Case study: Market moves
Well-known US yoghurt manufacturer Chobani has recently used the Food Innovation Centre (FIC) mapping tool to expand its product range in Australia. After identifying gaps in the market, it developed a handheld breakfast yoghurt and has reaped a net revenue of more than A$10 million within three years. It has also created a successful new range of dips.
“You have to be very dynamic because the market is constantly changing, so you have to keep adapting; otherwise you’ll get left behind,” says Chobani Australia managing director Peter Meek.
The company is also among those that have taken part in the centre’s intrapreneur program, designed, says FIC CEO Dr Angeline Achariya, “to build entrepreneurs within organisations”. As a result, Chobani’s R&D, marketing, sales and operations personnel came up with more than 180 ideas, of which 20 are in an “immersion pipeline” for development over the next three years.
“By taking part in the intrapreneur program, our team has been empowered to take brave steps to make change that will influence the future of our business and further grow our innovative nature,” Mr Meek says.
“One of the added benefits was it helped to bring the commercial, operational and development teams closer together. Participants became more aligned on future strategy, as well as forming a stronger and more inclusive culture overall.”
Meals printed to order
Would you eat beef that looked like a flower? 3D food printing is making this possible.
Food Innovation Centre (FIC) CEO Dr Angeline Achariya says that, more than a gimmick, printing beef in 3D is a high-value way to use offcuts that would otherwise be wasted. And it’s been tested – and tasted. At a recent symposium held jointly by the FIC and Meat & Livestock Australia (MLA), beef was 3D-printed, cooked by chefs and eaten by delegates to demonstrate the concept.
And the verdict? “It lost a bit of its texture,” Dr Achariya says.
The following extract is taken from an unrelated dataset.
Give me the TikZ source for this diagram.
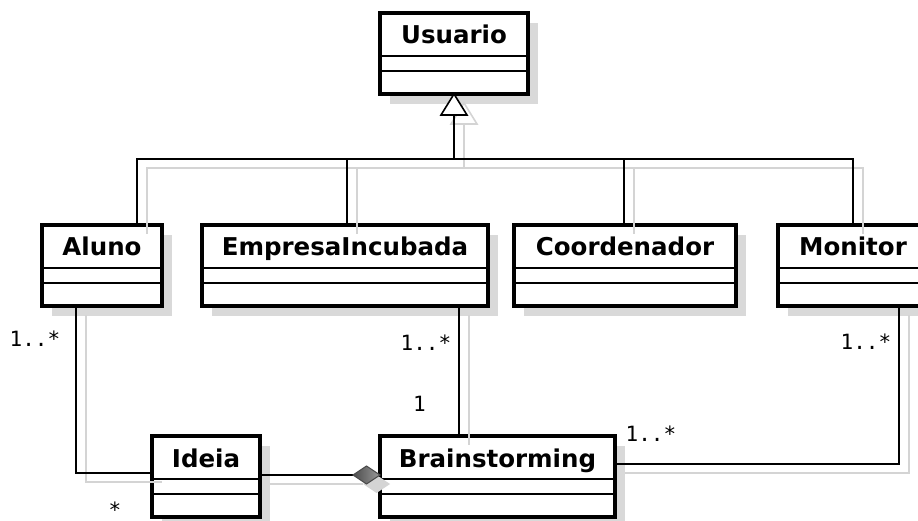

The texture, soft to the bite, is a result of the slurry created from the raw product to enable its passage through the printer nozzle. A potential turn-off for some, this soft texture nevertheless points to real possibilities for a future market in 3D-printed beef in applications such as nursing home menus.
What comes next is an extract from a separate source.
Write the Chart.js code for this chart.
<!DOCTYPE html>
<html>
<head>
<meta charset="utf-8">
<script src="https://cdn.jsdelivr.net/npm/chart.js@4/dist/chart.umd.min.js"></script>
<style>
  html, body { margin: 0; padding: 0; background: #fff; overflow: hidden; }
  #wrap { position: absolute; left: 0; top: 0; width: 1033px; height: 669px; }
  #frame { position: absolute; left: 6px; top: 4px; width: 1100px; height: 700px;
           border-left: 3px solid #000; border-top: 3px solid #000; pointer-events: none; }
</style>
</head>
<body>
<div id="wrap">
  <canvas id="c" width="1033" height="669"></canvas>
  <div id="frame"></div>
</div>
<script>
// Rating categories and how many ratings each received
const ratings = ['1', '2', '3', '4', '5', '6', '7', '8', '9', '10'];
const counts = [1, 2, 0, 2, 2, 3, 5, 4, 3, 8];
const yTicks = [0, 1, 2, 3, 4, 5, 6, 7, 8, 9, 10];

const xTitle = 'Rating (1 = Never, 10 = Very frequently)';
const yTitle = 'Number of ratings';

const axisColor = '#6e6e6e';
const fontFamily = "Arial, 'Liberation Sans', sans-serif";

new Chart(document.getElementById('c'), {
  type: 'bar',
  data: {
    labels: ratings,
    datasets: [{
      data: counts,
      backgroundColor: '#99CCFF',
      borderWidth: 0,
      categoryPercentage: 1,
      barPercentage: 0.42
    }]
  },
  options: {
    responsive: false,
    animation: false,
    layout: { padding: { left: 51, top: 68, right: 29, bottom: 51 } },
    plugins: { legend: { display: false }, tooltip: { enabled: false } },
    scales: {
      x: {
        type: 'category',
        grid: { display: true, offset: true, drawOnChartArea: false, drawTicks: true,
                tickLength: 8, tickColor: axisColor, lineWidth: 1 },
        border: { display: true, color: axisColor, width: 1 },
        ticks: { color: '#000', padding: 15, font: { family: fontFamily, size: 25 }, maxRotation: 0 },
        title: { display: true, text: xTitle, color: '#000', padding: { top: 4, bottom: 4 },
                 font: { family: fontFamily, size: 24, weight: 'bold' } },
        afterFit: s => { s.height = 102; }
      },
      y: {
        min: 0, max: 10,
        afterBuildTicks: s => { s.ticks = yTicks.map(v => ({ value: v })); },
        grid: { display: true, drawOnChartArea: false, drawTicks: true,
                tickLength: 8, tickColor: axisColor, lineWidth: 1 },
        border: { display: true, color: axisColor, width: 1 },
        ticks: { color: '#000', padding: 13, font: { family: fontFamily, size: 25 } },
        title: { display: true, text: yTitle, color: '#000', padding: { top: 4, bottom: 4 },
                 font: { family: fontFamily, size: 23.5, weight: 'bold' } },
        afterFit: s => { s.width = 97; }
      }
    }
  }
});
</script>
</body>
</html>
Dr Achariya says 3D-printed beef could be an option for elderly people with dysphagia – difficulty swallowing – which otherwise requires them to eat infant food. With a 3D-printed steak, they could eat something that looks like adult food yet has a much softer texture, helping them maintain a sense of dignity. The same could apply to any number of foods, such as carrots. “A 3D-printed carrot will still look like a carrot and taste like a carrot but be much easier to swallow.”
These are early-stage ideas on the drawing board for companies and organisations such as MLA, exploring new technologies through FIC-hosted symposiums “to get the industry thinking about the future”, Dr Achariya says.